• [INFORMATION SHOWN]
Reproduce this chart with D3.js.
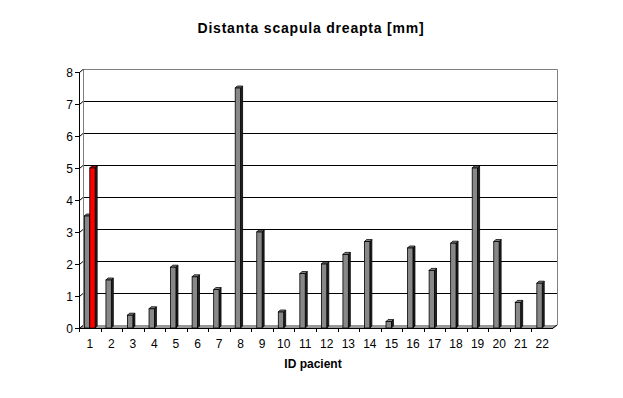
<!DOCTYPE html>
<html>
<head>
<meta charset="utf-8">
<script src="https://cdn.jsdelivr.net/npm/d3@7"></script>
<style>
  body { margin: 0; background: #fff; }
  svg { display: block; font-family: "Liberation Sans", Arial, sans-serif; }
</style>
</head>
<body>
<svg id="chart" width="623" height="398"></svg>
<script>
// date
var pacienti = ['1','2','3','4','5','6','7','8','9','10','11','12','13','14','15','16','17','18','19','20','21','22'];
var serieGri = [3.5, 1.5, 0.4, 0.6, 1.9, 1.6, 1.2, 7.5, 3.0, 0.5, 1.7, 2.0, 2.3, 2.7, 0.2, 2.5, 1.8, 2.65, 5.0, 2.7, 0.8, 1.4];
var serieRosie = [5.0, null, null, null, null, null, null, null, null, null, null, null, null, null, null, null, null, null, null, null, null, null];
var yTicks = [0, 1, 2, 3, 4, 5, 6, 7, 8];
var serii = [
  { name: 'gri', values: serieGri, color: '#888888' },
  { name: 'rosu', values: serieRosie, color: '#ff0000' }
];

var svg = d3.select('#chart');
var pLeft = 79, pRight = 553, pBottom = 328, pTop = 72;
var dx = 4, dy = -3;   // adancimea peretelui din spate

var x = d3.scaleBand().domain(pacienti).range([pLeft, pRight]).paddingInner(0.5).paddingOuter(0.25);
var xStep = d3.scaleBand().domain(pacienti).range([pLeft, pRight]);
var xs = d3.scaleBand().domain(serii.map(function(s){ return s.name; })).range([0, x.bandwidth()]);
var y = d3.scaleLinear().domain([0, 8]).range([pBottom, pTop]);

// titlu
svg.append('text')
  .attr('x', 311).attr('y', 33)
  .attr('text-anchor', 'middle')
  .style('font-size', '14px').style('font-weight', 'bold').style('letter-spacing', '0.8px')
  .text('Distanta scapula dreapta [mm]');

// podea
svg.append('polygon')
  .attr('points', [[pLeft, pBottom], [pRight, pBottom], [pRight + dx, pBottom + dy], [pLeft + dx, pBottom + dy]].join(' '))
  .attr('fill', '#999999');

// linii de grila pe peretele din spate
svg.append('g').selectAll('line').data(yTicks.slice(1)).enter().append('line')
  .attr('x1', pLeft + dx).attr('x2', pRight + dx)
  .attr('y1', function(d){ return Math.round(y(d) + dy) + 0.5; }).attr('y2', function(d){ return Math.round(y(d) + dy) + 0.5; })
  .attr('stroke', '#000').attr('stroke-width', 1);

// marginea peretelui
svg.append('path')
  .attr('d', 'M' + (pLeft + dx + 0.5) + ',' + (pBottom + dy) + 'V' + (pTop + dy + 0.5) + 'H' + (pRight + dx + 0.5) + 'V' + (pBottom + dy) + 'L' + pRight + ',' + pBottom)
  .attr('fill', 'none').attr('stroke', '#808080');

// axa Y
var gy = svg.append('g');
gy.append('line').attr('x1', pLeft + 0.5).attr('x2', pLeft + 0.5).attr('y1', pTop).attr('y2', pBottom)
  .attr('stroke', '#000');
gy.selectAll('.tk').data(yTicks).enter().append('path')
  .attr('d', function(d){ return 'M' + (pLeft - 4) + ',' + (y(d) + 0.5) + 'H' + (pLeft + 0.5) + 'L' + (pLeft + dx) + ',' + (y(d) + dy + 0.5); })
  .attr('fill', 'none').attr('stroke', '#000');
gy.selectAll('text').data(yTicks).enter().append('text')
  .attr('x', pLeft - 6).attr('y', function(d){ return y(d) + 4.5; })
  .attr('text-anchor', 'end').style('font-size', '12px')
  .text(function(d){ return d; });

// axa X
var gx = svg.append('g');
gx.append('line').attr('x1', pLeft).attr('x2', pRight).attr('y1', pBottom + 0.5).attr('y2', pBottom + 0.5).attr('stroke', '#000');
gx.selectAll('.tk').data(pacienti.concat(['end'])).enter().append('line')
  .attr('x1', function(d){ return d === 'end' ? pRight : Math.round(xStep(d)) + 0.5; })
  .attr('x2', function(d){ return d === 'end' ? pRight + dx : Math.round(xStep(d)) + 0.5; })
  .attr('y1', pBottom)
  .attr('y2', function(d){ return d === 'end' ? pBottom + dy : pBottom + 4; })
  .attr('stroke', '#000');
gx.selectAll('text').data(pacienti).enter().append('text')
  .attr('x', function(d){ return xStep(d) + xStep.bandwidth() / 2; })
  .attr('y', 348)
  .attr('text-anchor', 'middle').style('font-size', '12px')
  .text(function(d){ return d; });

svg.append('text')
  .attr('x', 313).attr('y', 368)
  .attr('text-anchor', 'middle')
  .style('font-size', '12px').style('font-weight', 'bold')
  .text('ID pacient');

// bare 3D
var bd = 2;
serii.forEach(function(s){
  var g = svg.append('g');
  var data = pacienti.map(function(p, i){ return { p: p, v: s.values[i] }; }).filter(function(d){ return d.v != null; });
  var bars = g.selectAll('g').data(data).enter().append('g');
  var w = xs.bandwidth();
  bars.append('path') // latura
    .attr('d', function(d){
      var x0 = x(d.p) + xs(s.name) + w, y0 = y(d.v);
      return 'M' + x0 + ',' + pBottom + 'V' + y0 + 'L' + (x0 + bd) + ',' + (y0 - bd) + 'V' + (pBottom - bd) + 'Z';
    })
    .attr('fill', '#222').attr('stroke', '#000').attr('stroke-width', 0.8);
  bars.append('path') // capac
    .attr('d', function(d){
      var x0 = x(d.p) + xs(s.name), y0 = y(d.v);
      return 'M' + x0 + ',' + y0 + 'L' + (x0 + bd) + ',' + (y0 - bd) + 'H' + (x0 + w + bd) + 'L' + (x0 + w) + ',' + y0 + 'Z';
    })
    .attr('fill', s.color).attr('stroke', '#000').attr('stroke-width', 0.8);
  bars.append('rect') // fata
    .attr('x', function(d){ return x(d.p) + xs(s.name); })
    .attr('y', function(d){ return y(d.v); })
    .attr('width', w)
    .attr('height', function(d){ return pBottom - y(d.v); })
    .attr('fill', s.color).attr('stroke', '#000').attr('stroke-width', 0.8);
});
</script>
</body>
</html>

• [REQUIRED TASK]
Copy the data exactly. Any picture it contains is to be omitted.

• [WORKED ANSWER]
Reproduce this chart with D3.js.
<!DOCTYPE html>
<html>
<head>
<meta charset="utf-8">
<script src="https://cdn.jsdelivr.net/npm/d3@7"></script>
<style>
  body { margin: 0; background: #fff; }
  svg { display: block; font-family: "Liberation Sans", Arial, sans-serif; }
</style>
</head>
<body>
<svg id="chart" width="623" height="398"></svg>
<script>
// date
var pacienti = ['1','2','3','4','5','6','7','8','9','10','11','12','13','14','15','16','17','18','19','20','21','22'];
var serieGri = [3.5, 1.5, 0.4, 0.6, 1.9, 1.6, 1.2, 7.5, 3.0, 0.5, 1.7, 2.0, 2.3, 2.7, 0.2, 2.5, 1.8, 2.65, 5.0, 2.7, 0.8, 1.4];
var serieRosie = [5.0, null, null, null, null, null, null, null, null, null, null, null, null, null, null, null, null, null, null, null, null, null];
var yTicks = [0, 1, 2, 3, 4, 5, 6, 7, 8];
var serii = [
  { name: 'gri', values: serieGri, color: '#888888' },
  { name: 'rosu', values: serieRosie, color: '#ff0000' }
];

var svg = d3.select('#chart');
var pLeft = 79, pRight = 553, pBottom = 328, pTop = 72;
var dx = 4, dy = -3;   // adancimea peretelui din spate

var x = d3.scaleBand().domain(pacienti).range([pLeft, pRight]).paddingInner(0.5).paddingOuter(0.25);
var xStep = d3.scaleBand().domain(pacienti).range([pLeft, pRight]);
var xs = d3.scaleBand().domain(serii.map(function(s){ return s.name; })).range([0, x.bandwidth()]);
var y = d3.scaleLinear().domain([0, 8]).range([pBottom, pTop]);

// titlu
svg.append('text')
  .attr('x', 311).attr('y', 33)
  .attr('text-anchor', 'middle')
  .style('font-size', '14px').style('font-weight', 'bold').style('letter-spacing', '0.8px')
  .text('Distanta scapula dreapta [mm]');

// podea
svg.append('polygon')
  .attr('points', [[pLeft, pBottom], [pRight, pBottom], [pRight + dx, pBottom + dy], [pLeft + dx, pBottom + dy]].join(' '))
  .attr('fill', '#999999');

// linii de grila pe peretele din spate
svg.append('g').selectAll('line').data(yTicks.slice(1)).enter().append('line')
  .attr('x1', pLeft + dx).attr('x2', pRight + dx)
  .attr('y1', function(d){ return Math.round(y(d) + dy) + 0.5; }).attr('y2', function(d){ return Math.round(y(d) + dy) + 0.5; })
  .attr('stroke', '#000').attr('stroke-width', 1);

// marginea peretelui
svg.append('path')
  .attr('d', 'M' + (pLeft + dx + 0.5) + ',' + (pBottom + dy) + 'V' + (pTop + dy + 0.5) + 'H' + (pRight + dx + 0.5) + 'V' + (pBottom + dy) + 'L' + pRight + ',' + pBottom)
  .attr('fill', 'none').attr('stroke', '#808080');

// axa Y
var gy = svg.append('g');
gy.append('line').attr('x1', pLeft + 0.5).attr('x2', pLeft + 0.5).attr('y1', pTop).attr('y2', pBottom)
  .attr('stroke', '#000');
gy.selectAll('.tk').data(yTicks).enter().append('path')
  .attr('d', function(d){ return 'M' + (pLeft - 4) + ',' + (y(d) + 0.5) + 'H' + (pLeft + 0.5) + 'L' + (pLeft + dx) + ',' + (y(d) + dy + 0.5); })
  .attr('fill', 'none').attr('stroke', '#000');
gy.selectAll('text').data(yTicks).enter().append('text')
  .attr('x', pLeft - 6).attr('y', function(d){ return y(d) + 4.5; })
  .attr('text-anchor', 'end').style('font-size', '12px')
  .text(function(d){ return d; });

// axa X
var gx = svg.append('g');
gx.append('line').attr('x1', pLeft).attr('x2', pRight).attr('y1', pBottom + 0.5).attr('y2', pBottom + 0.5).attr('stroke', '#000');
gx.selectAll('.tk').data(pacienti.concat(['end'])).enter().append('line')
  .attr('x1', function(d){ return d === 'end' ? pRight : Math.round(xStep(d)) + 0.5; })
  .attr('x2', function(d){ return d === 'end' ? pRight + dx : Math.round(xStep(d)) + 0.5; })
  .attr('y1', pBottom)
  .attr('y2', function(d){ return d === 'end' ? pBottom + dy : pBottom + 4; })
  .attr('stroke', '#000');
gx.selectAll('text').data(pacienti).enter().append('text')
  .attr('x', function(d){ return xStep(d) + xStep.bandwidth() / 2; })
  .attr('y', 348)
  .attr('text-anchor', 'middle').style('font-size', '12px')
  .text(function(d){ return d; });

svg.append('text')
  .attr('x', 313).attr('y', 368)
  .attr('text-anchor', 'middle')
  .style('font-size', '12px').style('font-weight', 'bold')
  .text('ID pacient');

// bare 3D
var bd = 2;
serii.forEach(function(s){
  var g = svg.append('g');
  var data = pacienti.map(function(p, i){ return { p: p, v: s.values[i] }; }).filter(function(d){ return d.v != null; });
  var bars = g.selectAll('g').data(data).enter().append('g');
  var w = xs.bandwidth();
  bars.append('path') // latura
    .attr('d', function(d){
      var x0 = x(d.p) + xs(s.name) + w, y0 = y(d.v);
      return 'M' + x0 + ',' + pBottom + 'V' + y0 + 'L' + (x0 + bd) + ',' + (y0 - bd) + 'V' + (pBottom - bd) + 'Z';
    })
    .attr('fill', '#222').attr('stroke', '#000').attr('stroke-width', 0.8);
  bars.append('path') // capac
    .attr('d', function(d){
      var x0 = x(d.p) + xs(s.name), y0 = y(d.v);
      return 'M' + x0 + ',' + y0 + 'L' + (x0 + bd) + ',' + (y0 - bd) + 'H' + (x0 + w + bd) + 'L' + (x0 + w) + ',' + y0 + 'Z';
    })
    .attr('fill', s.color).attr('stroke', '#000').attr('stroke-width', 0.8);
  bars.append('rect') // fata
    .attr('x', function(d){ return x(d.p) + xs(s.name); })
    .attr('y', function(d){ return y(d.v); })
    .attr('width', w)
    .attr('height', function(d){ return pBottom - y(d.v); })
    .attr('fill', s.color).attr('stroke', '#000').attr('stroke-width', 0.8);
});
</script>
</body>
</html>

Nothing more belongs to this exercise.